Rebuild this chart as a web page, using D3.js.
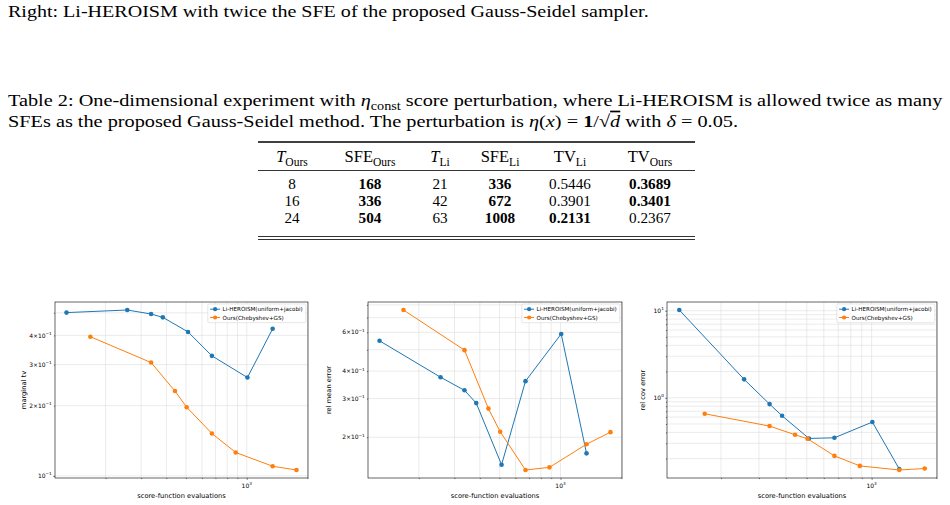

******

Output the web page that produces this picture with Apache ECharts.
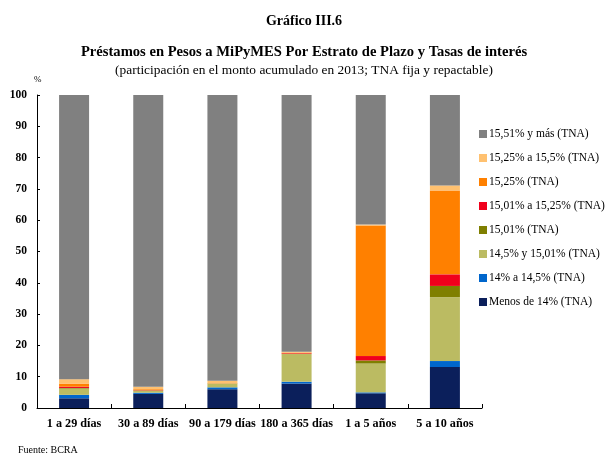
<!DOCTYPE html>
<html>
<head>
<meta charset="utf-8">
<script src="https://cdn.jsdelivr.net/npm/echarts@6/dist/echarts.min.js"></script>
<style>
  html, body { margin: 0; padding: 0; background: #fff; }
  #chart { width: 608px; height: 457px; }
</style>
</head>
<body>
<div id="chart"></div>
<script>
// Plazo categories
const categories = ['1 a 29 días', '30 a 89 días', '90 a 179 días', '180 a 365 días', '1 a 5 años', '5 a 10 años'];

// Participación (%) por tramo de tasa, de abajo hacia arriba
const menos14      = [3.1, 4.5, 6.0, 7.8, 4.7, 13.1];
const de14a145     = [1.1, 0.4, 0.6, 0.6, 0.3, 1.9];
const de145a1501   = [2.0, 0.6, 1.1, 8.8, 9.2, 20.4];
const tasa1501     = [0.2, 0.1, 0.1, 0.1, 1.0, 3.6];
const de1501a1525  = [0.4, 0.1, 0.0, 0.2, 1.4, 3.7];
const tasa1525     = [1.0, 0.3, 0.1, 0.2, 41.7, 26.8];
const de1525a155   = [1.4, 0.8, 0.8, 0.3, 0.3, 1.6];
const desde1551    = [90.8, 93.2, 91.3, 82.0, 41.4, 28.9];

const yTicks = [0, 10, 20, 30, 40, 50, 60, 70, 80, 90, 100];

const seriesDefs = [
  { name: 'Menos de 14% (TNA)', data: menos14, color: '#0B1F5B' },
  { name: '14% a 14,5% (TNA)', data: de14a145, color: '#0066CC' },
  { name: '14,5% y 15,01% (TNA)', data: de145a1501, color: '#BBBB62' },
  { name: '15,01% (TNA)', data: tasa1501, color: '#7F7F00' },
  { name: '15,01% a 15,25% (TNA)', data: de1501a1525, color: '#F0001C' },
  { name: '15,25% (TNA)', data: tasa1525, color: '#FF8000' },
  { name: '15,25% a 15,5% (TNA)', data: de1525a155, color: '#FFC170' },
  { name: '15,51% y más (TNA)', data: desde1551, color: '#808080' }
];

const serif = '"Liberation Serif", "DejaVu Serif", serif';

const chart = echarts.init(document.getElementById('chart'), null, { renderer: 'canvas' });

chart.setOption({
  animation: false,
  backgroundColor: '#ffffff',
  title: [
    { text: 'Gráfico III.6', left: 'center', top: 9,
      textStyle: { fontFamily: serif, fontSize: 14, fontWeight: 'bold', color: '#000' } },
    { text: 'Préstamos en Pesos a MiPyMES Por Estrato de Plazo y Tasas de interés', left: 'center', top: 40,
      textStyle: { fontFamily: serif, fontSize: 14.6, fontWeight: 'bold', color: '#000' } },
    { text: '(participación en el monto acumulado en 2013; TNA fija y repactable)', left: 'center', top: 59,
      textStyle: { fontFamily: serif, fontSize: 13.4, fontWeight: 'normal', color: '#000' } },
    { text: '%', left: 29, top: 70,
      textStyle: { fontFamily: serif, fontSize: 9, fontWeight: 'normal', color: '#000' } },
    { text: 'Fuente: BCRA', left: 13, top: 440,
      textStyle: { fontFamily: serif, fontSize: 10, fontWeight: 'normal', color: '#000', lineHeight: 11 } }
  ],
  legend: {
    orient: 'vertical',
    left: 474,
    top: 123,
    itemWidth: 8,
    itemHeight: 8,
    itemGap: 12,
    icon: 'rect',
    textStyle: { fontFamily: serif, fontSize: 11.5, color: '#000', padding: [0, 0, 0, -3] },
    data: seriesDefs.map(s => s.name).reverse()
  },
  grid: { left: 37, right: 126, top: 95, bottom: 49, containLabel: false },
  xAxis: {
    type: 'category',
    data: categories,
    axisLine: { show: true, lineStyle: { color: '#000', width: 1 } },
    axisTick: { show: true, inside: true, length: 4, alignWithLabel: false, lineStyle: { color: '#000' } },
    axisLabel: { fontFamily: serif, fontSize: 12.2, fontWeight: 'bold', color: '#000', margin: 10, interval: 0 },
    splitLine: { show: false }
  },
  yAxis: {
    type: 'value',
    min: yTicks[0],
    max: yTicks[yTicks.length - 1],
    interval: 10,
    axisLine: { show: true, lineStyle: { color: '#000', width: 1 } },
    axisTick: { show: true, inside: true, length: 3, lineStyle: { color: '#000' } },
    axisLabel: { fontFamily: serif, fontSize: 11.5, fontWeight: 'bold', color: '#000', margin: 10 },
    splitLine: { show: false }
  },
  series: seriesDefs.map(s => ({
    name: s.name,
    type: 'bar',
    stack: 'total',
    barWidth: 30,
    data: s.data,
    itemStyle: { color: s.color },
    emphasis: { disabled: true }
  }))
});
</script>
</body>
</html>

******

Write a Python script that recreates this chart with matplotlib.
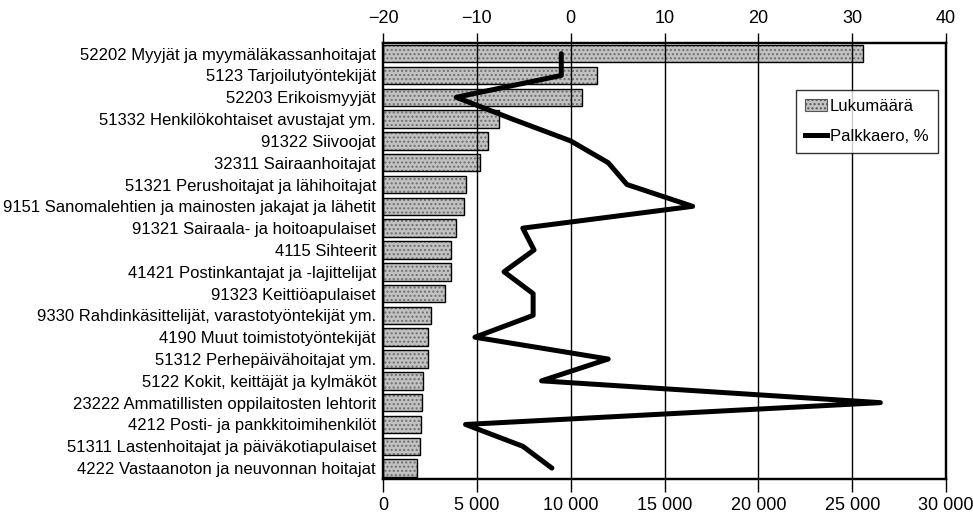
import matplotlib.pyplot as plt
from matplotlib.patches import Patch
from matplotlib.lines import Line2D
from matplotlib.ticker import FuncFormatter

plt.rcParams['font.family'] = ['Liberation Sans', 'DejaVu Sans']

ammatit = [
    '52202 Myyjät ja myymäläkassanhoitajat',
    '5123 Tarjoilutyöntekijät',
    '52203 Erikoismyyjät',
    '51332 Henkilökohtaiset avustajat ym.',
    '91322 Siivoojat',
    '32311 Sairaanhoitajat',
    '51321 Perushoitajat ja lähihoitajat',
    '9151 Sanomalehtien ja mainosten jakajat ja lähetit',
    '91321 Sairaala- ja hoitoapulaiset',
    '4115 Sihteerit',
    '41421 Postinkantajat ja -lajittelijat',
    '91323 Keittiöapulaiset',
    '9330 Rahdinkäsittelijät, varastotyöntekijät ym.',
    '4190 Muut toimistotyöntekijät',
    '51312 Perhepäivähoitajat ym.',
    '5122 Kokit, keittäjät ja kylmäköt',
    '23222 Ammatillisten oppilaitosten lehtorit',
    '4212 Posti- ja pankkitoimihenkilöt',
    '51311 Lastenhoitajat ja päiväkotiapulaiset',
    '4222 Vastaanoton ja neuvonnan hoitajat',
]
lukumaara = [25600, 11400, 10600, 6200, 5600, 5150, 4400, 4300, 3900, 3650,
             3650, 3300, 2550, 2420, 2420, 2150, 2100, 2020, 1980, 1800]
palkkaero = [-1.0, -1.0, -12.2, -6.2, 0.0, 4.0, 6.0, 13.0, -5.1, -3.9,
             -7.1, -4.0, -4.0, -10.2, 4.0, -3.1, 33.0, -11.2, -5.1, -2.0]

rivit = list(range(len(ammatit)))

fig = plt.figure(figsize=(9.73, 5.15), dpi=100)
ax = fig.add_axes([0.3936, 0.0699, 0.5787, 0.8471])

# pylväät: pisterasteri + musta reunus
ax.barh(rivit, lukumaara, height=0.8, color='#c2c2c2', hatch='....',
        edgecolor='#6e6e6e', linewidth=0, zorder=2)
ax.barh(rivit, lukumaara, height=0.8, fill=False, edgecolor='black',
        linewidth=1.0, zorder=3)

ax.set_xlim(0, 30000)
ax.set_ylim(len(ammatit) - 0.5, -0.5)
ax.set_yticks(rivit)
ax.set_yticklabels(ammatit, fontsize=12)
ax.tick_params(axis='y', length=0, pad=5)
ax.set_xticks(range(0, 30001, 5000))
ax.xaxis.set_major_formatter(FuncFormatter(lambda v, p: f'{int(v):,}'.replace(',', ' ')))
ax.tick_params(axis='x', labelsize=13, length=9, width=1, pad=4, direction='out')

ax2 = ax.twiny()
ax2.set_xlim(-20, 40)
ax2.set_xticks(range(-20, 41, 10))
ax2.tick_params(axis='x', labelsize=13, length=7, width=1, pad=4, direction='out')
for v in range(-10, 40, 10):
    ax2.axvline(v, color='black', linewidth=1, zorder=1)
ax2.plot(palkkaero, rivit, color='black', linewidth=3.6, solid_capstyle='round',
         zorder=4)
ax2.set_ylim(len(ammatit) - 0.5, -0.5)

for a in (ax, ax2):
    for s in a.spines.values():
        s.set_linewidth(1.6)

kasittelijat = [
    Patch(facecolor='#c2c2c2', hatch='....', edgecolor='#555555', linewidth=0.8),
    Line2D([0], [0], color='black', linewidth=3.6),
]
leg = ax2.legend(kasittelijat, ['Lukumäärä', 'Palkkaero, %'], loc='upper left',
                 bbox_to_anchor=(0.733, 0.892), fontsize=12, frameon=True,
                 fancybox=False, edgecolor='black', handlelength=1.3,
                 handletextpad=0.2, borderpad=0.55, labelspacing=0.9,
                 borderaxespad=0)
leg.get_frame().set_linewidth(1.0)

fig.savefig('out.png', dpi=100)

******

▸ WHAT TO PRODUCE
Using the data above, print only the lines starting at the one with "Write a Python" and ending at the one with "plt.rcParams['font.family'] = ['Liberation", exactly as they stand, minus the pictures.

▸ OUTPUT
Write a Python script that recreates this chart with matplotlib.
import matplotlib.pyplot as plt
from matplotlib.patches import Patch
from matplotlib.lines import Line2D
from matplotlib.ticker import FuncFormatter

plt.rcParams['font.family'] = ['Liberation Sans', 'DejaVu Sans']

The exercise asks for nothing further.